Studies using animal models have indicated that some eukaryotic viruses may even be beneficial to the host (reviewed in refs135,148). For example, persistent infection by a strain of murine norovirus can compensate for the absence of bacteria in gnotobiotic mice, allowing restoration of intestinal morphology and promoting lymphocyte differentiation149. Murine astrovirus protected immunodeficient mice from enteric norovirus infections through the induction of type III interferons in the intestinal epithelial barrier150. Depletion of murine gut viruses using an antiviral cocktail inhibited the development of the intestinal intraepithelial lymphocytes, at least in part151. So far, all of these studies showing positive effects were performed in model organisms — it will be of interest to determine how much beneficial immune instruction may be directed by the virome in humans.

Thus, both phages and eukaryotic viruses can promote host health through interactions with the host immune system. However, virome studies using human cohorts suggest that dysbiosis of the virome is associated with multiple diseases.

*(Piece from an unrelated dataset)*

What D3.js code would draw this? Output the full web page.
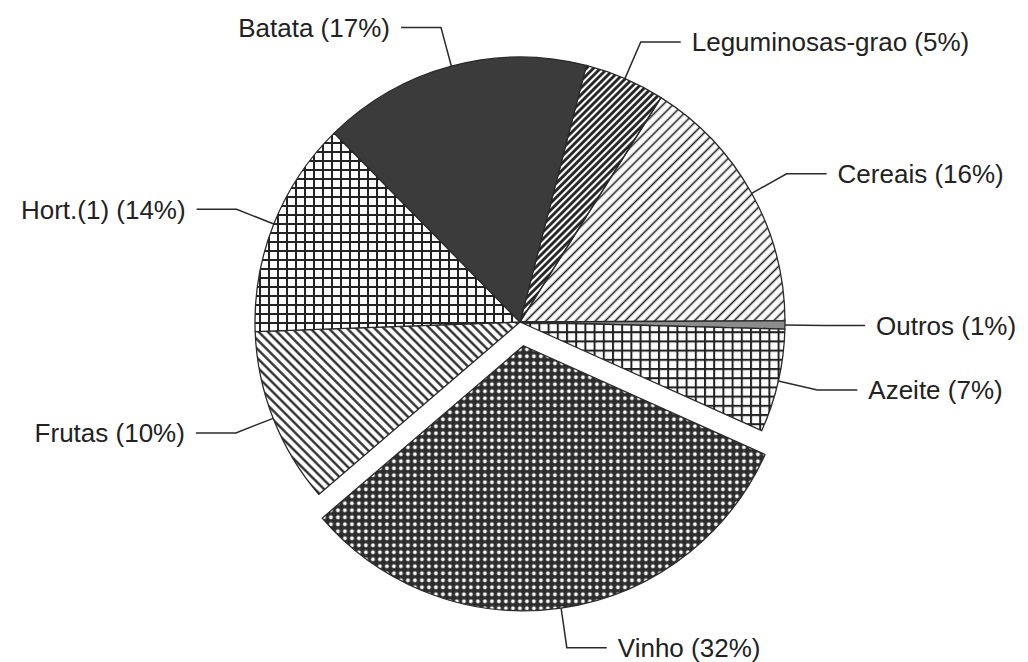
<!DOCTYPE html>
<html>
<head>
<meta charset="utf-8">
<script src="https://cdn.jsdelivr.net/npm/d3@7"></script>
<style>
body { margin: 0; background: #fff; }
</style>
</head>
<body>
<div id="chart"></div>
<script>

// slices, clockwise from the top
var names  = ["leguminosas", "cereais", "outros", "azeite", "vinho", "frutas", "hort", "batata"];
var labels = ["Leguminosas-grao (5%)", "Cereais (16%)", "Outros (1%)", "Azeite (7%)",
              "Vinho (32%)", "Frutas (10%)", "Hort.(1) (14%)", "Batata (17%)"];
var shares = [4.9, 16.0, 0.5, 6.3, 32.0, 10.7, 13.2, 16.4];
var exploded = ["vinho"];

function addPatterns(defs){

    // "/" hatch
    function hatch(id, size, sw, angle){
        defs.append("pattern")
            .attr("id", id)
            .attr("patternUnits", "userSpaceOnUse")
            .attr("width", size).attr("height", size)
            .attr("patternTransform", "rotate(" + angle + ")")
          .append("line")
            .attr("x1", size / 2).attr("y1", 0)
            .attr("x2", size / 2).attr("y2", size)
            .attr("stroke", "#1e1e1e")
            .attr("stroke-width", sw);
    }

    function grid(id, size, sw){
        var p = defs.append("pattern")
            .attr("id", id)
            .attr("patternUnits", "userSpaceOnUse")
            .attr("width", size).attr("height", size);
        p.append("rect").attr("width", size).attr("height", size).attr("fill", "#fff");
        p.append("path")
            .attr("d", "M0 1H" + size + "M1 0V" + size)
            .attr("stroke", "#222")
            .attr("stroke-width", sw);
    }

    hatch("pat-leguminosas", 5, 2.8, 45);
    hatch("pat-cereais", 7, 1.6, 45);
    hatch("pat-frutas", 6.5, 2.2, -45);
    grid("pat-azeite", 9.2, 2);
    grid("pat-hort", 9, 2);

    var dots = defs.append("pattern")
        .attr("id", "pat-vinho")
        .attr("patternUnits", "userSpaceOnUse")
        .attr("width", 7).attr("height", 7);
    dots.append("rect").attr("width", 7).attr("height", 7).attr("fill", "#2c2c2c");
    dots.append("circle").attr("cx", 3.5).attr("cy", 3.5).attr("r", 1.9).attr("fill", "#fff");
}

function drawPie(containerId){

    var width = 1028, height = 662;
    var cx = 520, cy = 322, radius = 265;
    var elbowR = 305, armLen = 40, textGap = 11, explode = 24;

    var fills = {
        leguminosas: "url(#pat-leguminosas)",
        cereais: "url(#pat-cereais)",
        outros: "#8c8c8c",
        azeite: "url(#pat-azeite)",
        vinho: "url(#pat-vinho)",
        frutas: "url(#pat-frutas)",
        hort: "url(#pat-hort)",
        batata: "#3b3b3b"
    };

    var svg = d3.select('#' + containerId).append("svg")
        .attr("width", width)
        .attr("height", height);

    addPatterns(svg.append("defs"));

    var data = names.map(function(n, i){
        return { name: n, label: labels[i], value: shares[i] };
    });

    var start = 14.5 * Math.PI / 180;
    var pie = d3.pie()
        .sort(null)
        .value(d => d.value)
        .startAngle(start)
        .endAngle(start + 2 * Math.PI);

    var arc = d3.arc().innerRadius(0).outerRadius(radius);
    var arcs = pie(data);

    function mid(d){ return (d.startAngle + d.endAngle) / 2; }
    function polar(a, r){ return [Math.sin(a) * r, -Math.cos(a) * r]; }
    function offset(d){
        return exploded.indexOf(d.data.name) >= 0 ? polar(mid(d), explode) : [0, 0];
    }

    var g = svg.append("g")
        .attr("transform", "translate(" + cx + "," + cy + ")");

    g.selectAll("path.slice")
        .data(arcs)
        .join("path")
        .attr("class", "slice")
        .attr("transform", d => "translate(" + offset(d) + ")")
        .attr("d", arc)
        .attr("fill", d => fills[d.data.name])
        .attr("stroke", "#2a2a2a")
        .attr("stroke-width", 1.3)
        .attr("stroke-linejoin", "round");

    // leader lines and labels
    var lab = g.selectAll("g.label")
        .data(arcs)
        .join("g")
        .attr("class", "label")
        .attr("transform", d => "translate(" + offset(d) + ")");

    lab.append("polyline")
        .attr("fill", "none")
        .attr("stroke", "#2a2a2a")
        .attr("stroke-width", 1.5)
        .attr("points", function(d){
            var a = mid(d);
            var p0 = polar(a, radius);
            var p1 = polar(a, elbowR);
            var side = p1[0] >= 0 ? 1 : -1;
            var p2 = [p1[0] + side * armLen, p1[1]];
            return [p0, p1, p2].map(p => p.join(",")).join(" ");
        });

    lab.append("text")
        .attr("x", function(d){
            var p1 = polar(mid(d), elbowR);
            var side = p1[0] >= 0 ? 1 : -1;
            return p1[0] + side * (armLen + textGap);
        })
        .attr("y", d => polar(mid(d), elbowR)[1])
        .attr("dy", "0.36em")
        .attr("text-anchor", d => polar(mid(d), elbowR)[0] >= 0 ? "start" : "end")
        .attr("font-family", "'Liberation Sans', Arial, sans-serif")
        .attr("font-size", 26)
        .attr("fill", "#222")
        .text(d => d.data.label);
}

drawPie('chart');
</script>
</body>
</html>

These studies emphasize the balance between beneficial and harmful roles of viral populations in humans and other organisms.

Conclusions and perspectives

The virome field has come a long way since the first paper in 2002 that reported metagenomic sequencing of a viral specimen. The methods for study have advanced, although there are still many challenges associated with working with metagenomic dark matter. Human virome population diversity and composition is being documented for many body sites — one consistent conclusion is that each individual harbours diverse and distinctive viral communities. Future studies are needed to clarify the DNA and RNA viromes at different anatomical sites and to link the alterations of viral composition to specific diseases. We now have a detailed picture of the stepwise nature of the assembly of the human virome after birth. The impact of viral colonization during early life on long-term health outcomes is still unknown and warrants careful study. Breastfeeding appears to have an important role during viral colonization; how the antiviral components in breast milk interact with the different components of the virome warrants further investigation. Emerging data indicate that factors that influence the human microbiome also often influence the virome as well, so that sorting out the influence of each will be a challenge going forward. Resident viruses are not only actively interacting with other microorganisms but also with the mammalian immune system. Many intriguing conclusions have so far only been obtained in animal studies or in vitro experiments, focusing attention on translation to studies in humans. Associations between alterations of virome and disease states are being identified more commonly, but in many cases causality and molecular mechanisms remain to be worked out. The vast world of the human virome is beginning to be understood, laying the ground work for numerous future studies of its importance.